Peranan perempuan dalam ekonomi dan pengeluaran rumah tangga belum tentu menunjukkan tingginya status dan kekuasaan perempuan. Berarti kemandirian perempuan bukan hanya ditentukan oleh peran perempuan dalam pengelolaan ekonomi rumah tangga. Perluasan kesempatan perempuan melakukan interaksi di luar rumah tangga besar kemungkinan bagi perempuan dapat mengembangkan potensi dirinya. Perempuan yang memperoleh pendapatan untuk pemenuhan kebutuhan perempuan sendiri atau membantu untuk kebutuhan rumah tangga dapat menjadikan perempuan mandiri secara ekonomi. Meskipun kemandirian ekonomi tidak selalu terkait dengan kemandirian dibidang lain. Kemandirian perempuan tidak hanya ditentukan oleh status sosial dan status ekonomi yang dimiliki perempuan dalam rumah tangga. Meskipun demikian partisipasi perempuan dalam kegiatan ekonomi memungkinkan perempuan memiliki kemandirian.
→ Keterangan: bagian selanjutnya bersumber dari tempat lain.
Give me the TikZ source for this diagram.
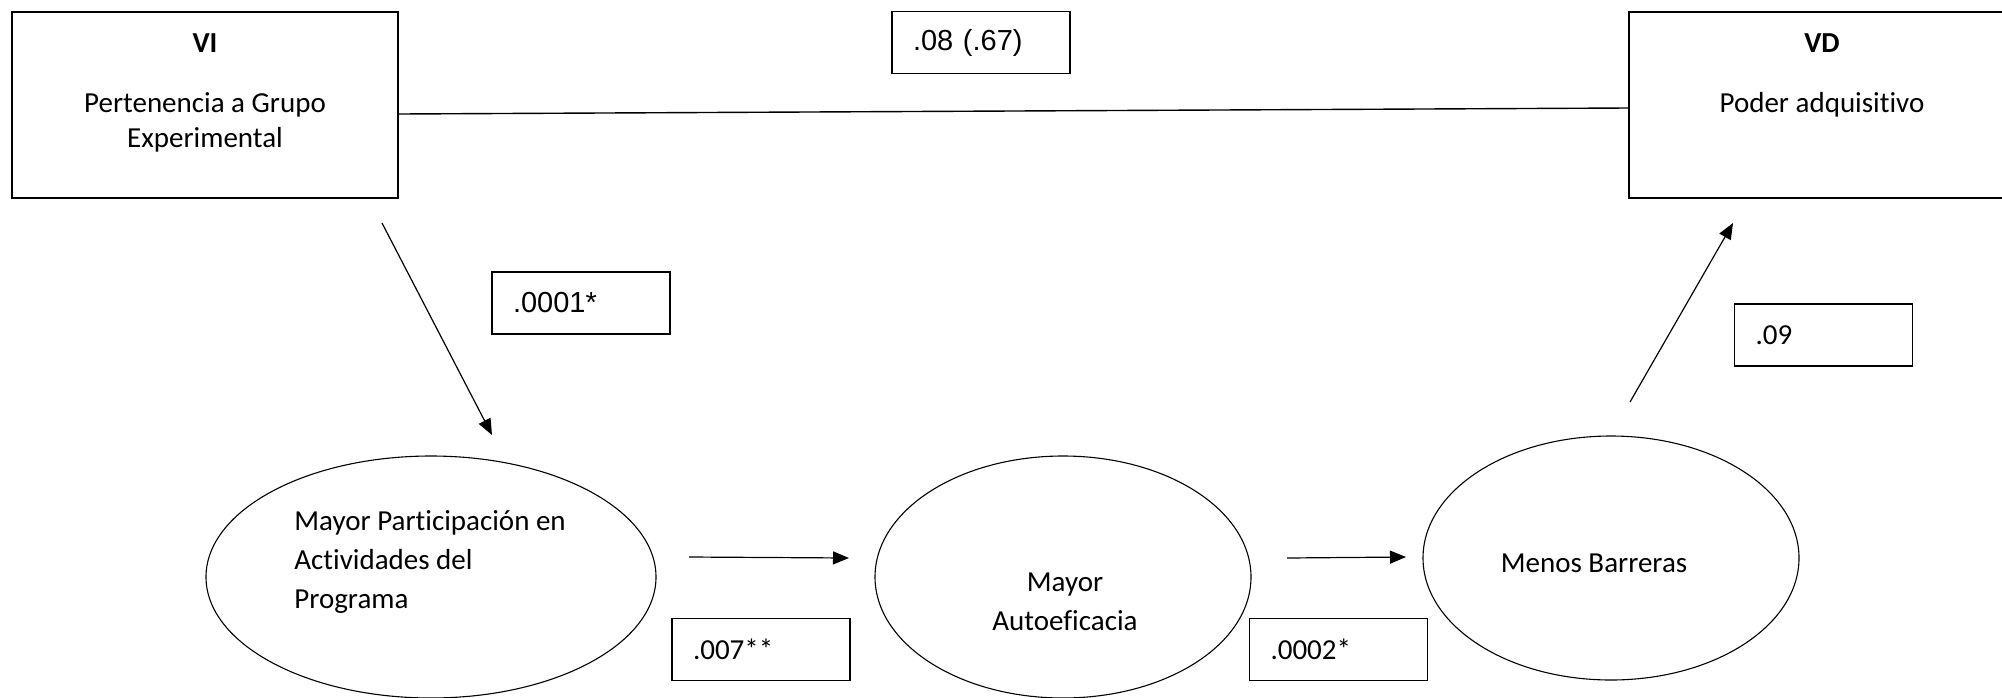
\documentclass[tikz,border=0pt]{standalone}
\usepackage{fontspec}
\setmainfont{Carlito}[Ligatures=NoCommon]
\newfontfamily\arialf{Liberation Sans}
\usetikzlibrary{arrows.meta,shapes.geometric}
\begin{document}
\begin{tikzpicture}[x=0.5pt,y=-0.5pt,
  every node/.style={font=\fontsize{14.5}{17.5}\selectfont},
  bigbox/.style={draw,line width=0.8pt,minimum width=193pt,minimum height=93pt,inner sep=0pt},
  lbl/.style={draw,line width=0.7pt,minimum width=89pt,minimum height=31pt,inner xsep=10.5pt,text width=68pt,align=left},
  oval/.style={draw,ellipse,line width=0.55pt,inner sep=0pt},
  conn/.style={line width=0.6pt},
  arr/.style={conn,-{Triangle[length=8pt,width=6.5pt]}}]
\useasboundingbox (0,0) rectangle (2002,697);
% big boxes
\node[bigbox] (vi) at (205,105) {};
\node[font=\fontsize{14.5}{17.5}\selectfont\bfseries] (vit) at (205,43) {VI};
\node[align=center,font=\fontsize{14.5}{17.5}\selectfont] (vitext) at (205,122) {Pertenencia a Grupo\\Experimental};
\node[bigbox] (vd) at (1822,105) {};
\node[font=\fontsize{14.5}{17.5}\selectfont\bfseries] (vdt) at (1822,43) {VD};
\node (vdtext) at (1822,105) {Poder adquisitivo};
% ellipses
\node[oval,minimum width=225pt,minimum height=121pt] (e1) at (431,577) {};
\node[align=left,anchor=west,inner xsep=0pt,font=\fontsize{14.5}{19.5}\selectfont] (e1t) at (294,562) {Mayor Participación en\\Actividades del\\Programa};
\node[oval,minimum width=188pt,minimum height=121pt] (e2) at (1063,577) {};
\node[align=center,font=\fontsize{14.5}{19.5}\selectfont] (e2t) at (1065,602) {Mayor\\Autoeficacia};
\node[oval,minimum width=188pt,minimum height=122pt] (e3) at (1611,558) {};
\node (e3t) at (1594,563) {Menos Barreras};
% labels
\node[lbl,font=\fontsize{14.5}{17.5}\arialf] (l08) at (981,42.5) {.08 (.67)};
\node[lbl,font=\fontsize{14.5}{17.5}\arialf] (l0001) at (581,303) {.0001*};
\node[lbl] (l007) at (761,649.5) {.007**};
\node[lbl] (l0002) at (1338.5,649.5) {.0002*};
\node[lbl] (l09) at (1823.5,335) {.09};
% connector endpoints
\coordinate (a1s) at (382,223);
\coordinate (a1e) at (492,435);
\coordinate (a2s) at (689,557);
\coordinate (a2e) at (849,558);
\coordinate (a3s) at (1287,558);
\coordinate (a3e) at (1406,557);
\coordinate (a4s) at (1630,402);
\coordinate (a4e) at (1733,223);
% connectors
\draw[conn,line width=0.7pt] ([yshift=-4.5pt]vi.east) -- ([yshift=-1.5pt]vd.west);
\draw[arr] (a1s) -- (a1e);
\draw[arr] (a2s) -- (a2e);
\draw[arr] (a3s) -- (a3e);
\draw[arr] (a4s) -- (a4e);
\end{tikzpicture}
\end{document}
Sumbangan ekonomi perempuan di rumah tangga merupakan kekuatan yang memungkinkan perempuan berperan dalam pengambilan keputusan di berbagai aspek kegiatan rumah tangga serta lingkungannnya. Meskipun penguasaan terhadap beberapa sumberdaya oleh perempuan tidak serta merta berkorelasi positif terhadap kekuasaan perempuan di rumah tangganya. Kemampuan perempuan memperoleh pendapatan dapat membawa perempuan memiliki kemandirian mengelola pendapatannya tetapi tidak secara langsung menguatkan posisi tawar perempuan di rumah tangga. Perempuan dengan kemampuan ekonomi yang dimiliki membuka kesempatan untuk memilih pekerjaan di rumah tangga sendiri atau dilakukan oleh orang lain dengan cara memberi upah. Kemampuan ekonomi yang dimiliki perempuan dengan mempunyai pendapatan sendiri akan membuka peluang perempuan dapat berkiprah secara luas di luar rumah tangga mau pun dalam kegiatan sosial kemasyarakatan.